17 CFR § 230.163A - Exemption from section 5(c) of the Act for certain communications made by or on behalf of issuers more than 30 days before a registration statement is filed.
Attempted compliance with this section does not act as an exclusive election and the issuer also may claim the availability of any other applicable exemption or exclusion.
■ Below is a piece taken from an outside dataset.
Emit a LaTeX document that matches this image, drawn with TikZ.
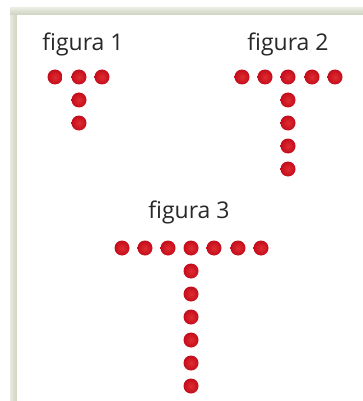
\documentclass[tikz,border=0pt]{standalone}
\usepackage{fontspec}
\setmainfont{Open Sans}
\definecolor{dotred}{RGB}{196,12,26}
\definecolor{dotlight}{RGB}{222,44,50}
\definecolor{framegray}{RGB}{205,210,192}
\definecolor{framelight}{RGB}{232,235,224}
\definecolor{txtgray}{RGB}{40,40,40}
\begin{document}
\begin{tikzpicture}[x=1pt,y=-1pt,
  dotnode/.style={circle,inner sep=0pt,minimum size=15pt,draw=none,inner color=dotlight,outer color=dotred},
  lbl/.style={anchor=base,text=txtgray,inner sep=0pt,font=\fontsize{23}{27}\selectfont}]
\useasboundingbox (0,0) rectangle (363,401);
\fill[white] (0,0) rectangle (363,401);
% frame
\shade[left color=framelight,right color=framegray] (10,8) rectangle (17,401);
\shade[top color=framelight,bottom color=framegray] (10,8) rectangle (363,15);
\fill[white] (17,15) rectangle (363,401);
% labels
\node[lbl] (l1) at (83,51) {figura 1};
\node[lbl] (l2) at (288,51) {figura 2};
\node[lbl] (l3) at (189,218) {figura 3};
% figure 1
\foreach \i/\x in {1/55,2/79,3/102} \node[dotnode] (a\i) at (\x,77) {};
\foreach \i/\y in {1/100,2/123} \node[dotnode] (av\i) at (79,\y) {};
% figure 2
\foreach \i/\x in {1/242,2/265,3/288,4/312,5/335} \node[dotnode] (b\i) at (\x,77) {};
\foreach \i/\y in {1/100,2/123,3/146,4/169} \node[dotnode] (bv\i) at (288,\y) {};
% figure 3
\foreach \i/\x in {1/122,2/145,3/168,4/191,5/214,6/238,7/261} \node[dotnode] (c\i) at (\x,248) {};
\foreach \i/\y in {1/271,2/294,3/317,4/340,5/363,6/386} \node[dotnode] (cv\i) at (191,\y) {};
\end{tikzpicture}
\end{document}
Reliance on this section does not affect the availability of any other exemption or exclusion from the requirements of section 5 of the Act.
(a) Except as excluded pursuant to paragraph (b) of this section, in all registered offerings by issuers, any communication made by or on behalf of an issuer more than 30 days before the date of the filing of the registration statement that does not reference a securities offering that is or will be the subject of a registration statement shall not constitute an offer to sell, offer for sale, or offer to buy the securities being offered under the registration statement for purposes of section 5(c) of the Act, provided that the issuer takes reasonable steps within its control to prevent further distribution or publication of such communication during the 30 days immediately preceding the date of filing the registration statement.
(b) The exemption in paragraph (a) of this section shall not be available with respect to the following communications:
(1) Communications relating to business combination transactions that are subject to Rule 165 (§ 230.165) or Rule 166 (§ 230.166);
(2) Communications made in connection with offerings registered on Form S–8 (§ 239.16b of this chapter), other than by well-known seasoned issuers;
(3) Communications in offerings of securities of an issuer that is, or during the past three years was (or any of whose predecessors during the last three years was):
(i) A blank check company as defined in Rule 419(a)(2) (§ 230.419(a)(2));
(ii) A shell company, other than a business combination related shell company, each as defined in Rule 405 (§ 230.405); or
(iii) An issuer for an offering of penny stock as defined in Rule 3a51–1 of the Securities Exchange Act of 1934 (§ 240.3a51–1 of this chapter); or
(4) Communications made by an issuer that is an investment company registered under the Investment Company Act of 1940 (15 U.S.C. 80a–1 et seq.), other than a registered closed-end investment company.
(c) For purposes of this section, a communication is made by or on behalf of an issuer if the issuer or an agent or representative of the issuer, other than an offering participant who is an underwriter or dealer, authorizes or approves the communication before it is made.
(d) A communication exempt from section 5(c) of the Act pursuant to this section will not be considered to be in connection with a securities offering registered under the Securities Act for purposes of Rule 100(b)(2)(iv) of Regulation FD under the Securities Exchange Act of 1934 (§ 243.100(b)(2)(iv) of this chapter).